Shortly after search engine rival Bing announced it was revamping its SERPs, Google has got in on the act, releasing what it intends to be a “more human” approach to results.
It is introducing ‘The Knowledge Graph’, which it hopes will make its algorithms produce results that adhere more to the context of the searches being performed.
Initially, the tool will be made available only in the US version of the search engine, though a global roll out will be forthcoming. No doubt SEO marketers in Cheshire, Leeds and London will spend the time working out how best to exploit their content for the feature.
Using the example of how the words “Taj Mahal” mean different things for different searches, Google’s Amit Singhal, the senior vice-president of engineering, explained how the feature will try to apply context, rather than simply match keywords:
“You might think of one of the world’s most beautiful monuments, or a Grammy Award-winning musician, or possibly even a casino in Atlantic City, NJ. Or, depending on when you last ate, the nearest Indian restaurant,” he said.
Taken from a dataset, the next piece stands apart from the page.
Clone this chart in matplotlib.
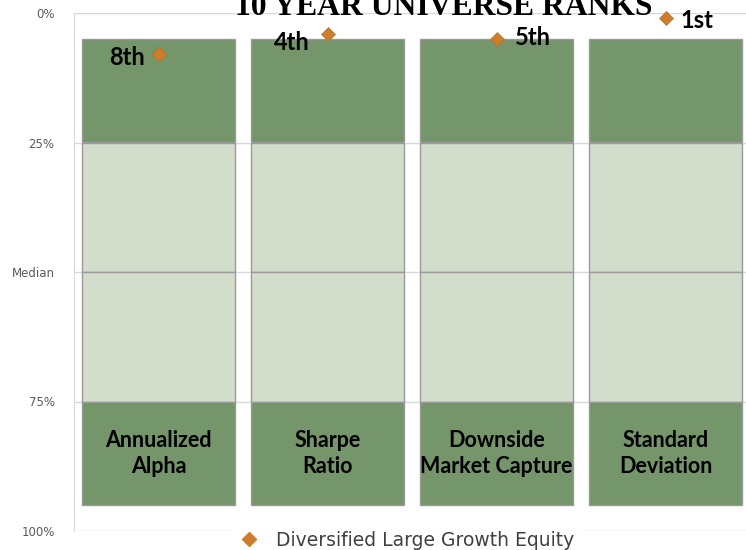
import numpy as np
import matplotlib
matplotlib.use("Agg")
import matplotlib.pyplot as plt
from matplotlib.lines import Line2D

# data
categories = ["Annualized\nAlpha", "Sharpe\nRatio", "Downside\nMarket Capture", "Standard\nDeviation"]
seg_bottom = [5, 25, 50, 75]     # universe percentile bands
seg_height = [20, 25, 25, 20]
ranks = [8, 4, 5, 1]
rank_labels = ["8th", "4th", "5th", "1st"]
ytick_vals = [0, 25, 50, 75, 100]
ytick_labels = ["0%", "25%", "Median", "75%", "100%"]
series_name = "Diversified Large Growth Equity"

# styles
dark = "#75956a"
light = "#d2ddcc"
seg_colors = [dark, light, light, dark]
orange = "#cd7d2b"
# label offsets (points) and alignment for each rank label
lab_off = [(-10, -2), (-13, -6), (13, 1), (11, -1.5)]
lab_ha = ["right", "right", "left", "left"]

fig = plt.figure(figsize=(7.46, 5.5), dpi=100)
ax = fig.add_axes([74/746, 19/550, 676/746, 518/550])

x = np.arange(len(categories))
for b, h, c in zip(seg_bottom, seg_height, seg_colors):
    ax.bar(x, h, bottom=b, width=0.91, color=c, edgecolor="#9a9a9a", linewidth=1, zorder=2)

for i, cat in enumerate(categories):
    ax.text(x[i], seg_bottom[3] + seg_height[3] / 2, cat, ha="center", va="center",
            fontsize=15.5, fontweight="bold", family="Lato", linespacing=1.32, zorder=4)

ax.plot(x, ranks, linestyle="none", marker="D", markersize=7.5, color=orange,
        markeredgecolor="#c0701f", markeredgewidth=0.5, zorder=5, clip_on=False)
for i, r in enumerate(ranks):
    ax.annotate(rank_labels[i], (x[i], r), xytext=lab_off[i], textcoords="offset points",
                ha=lab_ha[i], va="center", fontsize=17, fontweight="bold",
                family="Lato", zorder=5, annotation_clip=False)

ax.set_xlim(-0.5, 3.5)
ax.set_ylim(100, 0)
ax.set_yticks(ytick_vals)
ax.set_yticklabels(ytick_labels)
ax.set_xticks([])
ax.tick_params(axis="y", length=0, pad=14, labelsize=8.5, labelcolor="#595959")
ax.yaxis.grid(True, color="#d9d9d9", linewidth=1, zorder=0)
ax.set_axisbelow(True)
for s in ["top", "right", "bottom"]:
    ax.spines[s].set_visible(False)
ax.spines["left"].set_color("#d9d9d9")

fig.text(444/746, 1 - 15/550, "10 YEAR UNIVERSE RANKS", ha="center", va="baseline",
         family="Liberation Serif", fontweight="bold", fontsize=22.8)

handle = Line2D([], [], linestyle="none", marker="D", markersize=7.5, color=orange)
leg = fig.legend([handle], [series_name], loc="center", bbox_to_anchor=(407/746, 1 - 540/550),
                 frameon=True, facecolor="white", edgecolor="none", framealpha=1,
                 fontsize=13.5, handlelength=1.0, handletextpad=0.9, borderpad=0.4)
for t in leg.get_texts():
    t.set_color("#404040")

fig.savefig("out.png", dpi=100)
To deliver results, the Knowledge Graph will organise results by employing 3.5 billion unique attributes, grouping results according to different meanings and providing a summary box of its results.
It is certainly a bold move by the Californian search engine., though could just be the start.
Greater computational, intelligent searches are the ultimate aim, with Mr Singhal saying answering more complex questions such as “What are the 10 deepest lakes in Africa?” is something search engines should offer.